Zim Now Reporter
Former National Social Security Authority investment director Brian Murewa has been acquitted of fraud charges involving US$25 000, bringing an end to a high-profile case surrounding the purchase of a guest house in Kariba.
Harare regional magistrate Donald Ndirowei delivered the not-guilty verdict at the close of the State’s case, ruling that the prosecution had failed to present compelling evidence against Murewa. He noted that testimonies from State witnesses were riddled with inconsistencies and did not link Murewa to any wrongdoing.
“It is the court’s view that the evidence of the prosecution is such that it does not implicate the accused person in the commission of the offence,” Ndirowei said.
He added that Murewa had acted within the scope of a board resolution authorising him to proceed with the property purchase, and that the agreement of sale was signed with the Thokozani Family Trust, the legitimate owners of the guest house.
“In light of the evidence, the court’s disposition is that the accused person should be found not guilty and discharged at the close of the State’s case,” he said.
The State had alleged that Murewa misrepresented the purchase price of the property, claiming it cost US$240,000 when it was allegedly secured for US$215,000. Prosecutor Anesu Chirenje argued that Murewa had manipulated the figures in order to pocket a portion of the funds.

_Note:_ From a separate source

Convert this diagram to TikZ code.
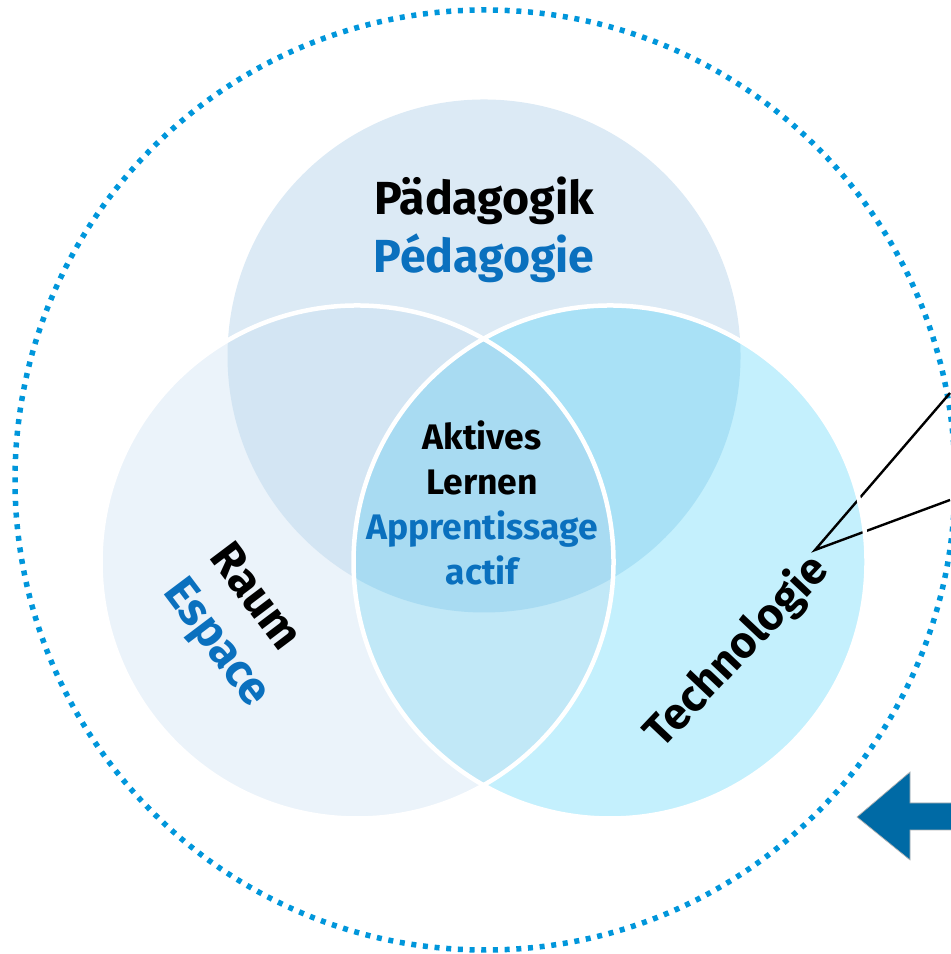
\documentclass[tikz,border=0pt]{standalone}
\usepackage{fontspec}
\setmainfont{Fira Sans}
\usepackage{xcolor}
\usetikzlibrary{positioning, calc}
\definecolor{Ring_Blue}{HTML}{0096DB}
\definecolor{Label_Blue}{HTML}{0A70BE}
\definecolor{Arrow_Blue}{HTML}{006AA5}
\definecolor{Fill_Top}{HTML}{DCEAF5}
\definecolor{Fill_Left}{HTML}{EBF3FA}
\definecolor{Fill_Right}{HTML}{C4F0FD}
\definecolor{Fill_TopLeft}{HTML}{D3E5F3}
\definecolor{Fill_TopRight}{HTML}{A9E1F6}
\definecolor{Fill_LeftRight}{HTML}{C1E8F7}
\definecolor{Fill_Core}{HTML}{A8DBF2}

\tikzset{
    big label/.style={font=\fontsize{13.2}{16.5}\selectfont\bfseries, inner sep=0pt},
    core label/.style={font=\fontsize{10.1}{12.8}\selectfont\bfseries, inner sep=0pt, align=center},
    rim/.style={draw=white, line width=0.045cm},
}

\begin{document}
\begin{tikzpicture}[scale=1.0]
    \useasboundingbox (0,0) rectangle (9.5,9.54);

    % Circle centres
    \coordinate (ctop) at (4.84,5.98);
    \coordinate (cleft) at (3.57,3.92);
    \coordinate (cright) at (6.10,3.92);
    \def\rad{2.565}

    % === Outer dotted ring ===
    \draw[Ring_Blue, line width=0.055cm, dash pattern=on 0.05cm off 0.067cm] (4.85,4.74) circle (4.70);

    % === Three circles ===
    \fill[Fill_Top] (ctop) circle (\rad);
    \fill[Fill_Left] (cleft) circle (\rad);
    \fill[Fill_Right] (cright) circle (\rad);

    % Pairwise overlaps
    \begin{scope}
        \clip (ctop) circle (\rad);
        \fill[Fill_TopLeft] (cleft) circle (\rad);
        \fill[Fill_TopRight] (cright) circle (\rad);
    \end{scope}
    \begin{scope}
        \clip (cleft) circle (\rad);
        \fill[Fill_LeftRight] (cright) circle (\rad);
        % Centre: all three
        \clip (cright) circle (\rad);
        \fill[Fill_Core] (ctop) circle (\rad);
    \end{scope}

    % === Pointer lines from Technologie ===
    \coordinate (tip) at (8.15,4.04);
    \coordinate (upper end) at (9.50,5.61);
    \coordinate (lower end) at (9.50,4.54);
    \draw[line width=0.024cm] (upper end) -- (tip) -- (lower end);

    % White rims of the lower circles
    \draw[rim] (cleft) circle (\rad);
    \draw[rim] (cright) circle (\rad);

    % === Labels ===
    \node[big label, align=center] (paed) at (4.84,7.24)
        {Pädagogik\\\textcolor{Label_Blue}{Pédagogie}};
    \node[core label] (core) at (4.82,4.51)
        {Aktives\\Lernen\\\textcolor{Label_Blue}{Apprentissage}\\\textcolor{Label_Blue}{actif}};
    \node[big label, align=left, rotate=-53] (raum) at (2.38,3.27)
        {Raum\\\textcolor{Label_Blue}{Espace}};
    \node[big label, font=\fontsize{12.6}{15}\selectfont\bfseries, rotate=46.6] (tech) at (7.37,3.02) {Technologie};

    % === Block arrow at the right edge ===
    \fill[Arrow_Blue, draw=gray!60, line width=0.2pt]
        (9.56,1.51) -- (9.10,1.51) -- (9.10,1.82) -- (8.57,1.37)
        -- (9.10,0.94) -- (9.10,1.24) -- (9.56,1.24) -- cycle;

\end{tikzpicture}
\end{document}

According to the allegations, in January 2021, NSSA tasked Murewa with identifying a suitable property in Kariba for use by its staff. He engaged Palm Golding, a real estate company, which offered a property listed by the Thokozani Family Trust for US$220,000. Murewa reportedly negotiated a reduction to US$215,000 but allegedly drafted a sales agreement reflecting a higher price of US$240,000.
On January 12, 2022, NSSA transferred US$300,000 to Platinum Investments Managers (Private) Limited, of which US$252,631.59 was intended for the property acquisition. The State claimed that Murewa later received US$153,000 from the investment managers to complete the deal, but only paid US$124,000 to the sellers, allegedly retaining US$29,000 for himself. The outstanding balance of US$91,000 was paid directly to the property owners on January 31, bringing the total to US$215,000.
However, the court found that the accusations did not withstand scrutiny and that the entire transaction was conducted with board approval and legal authorisation.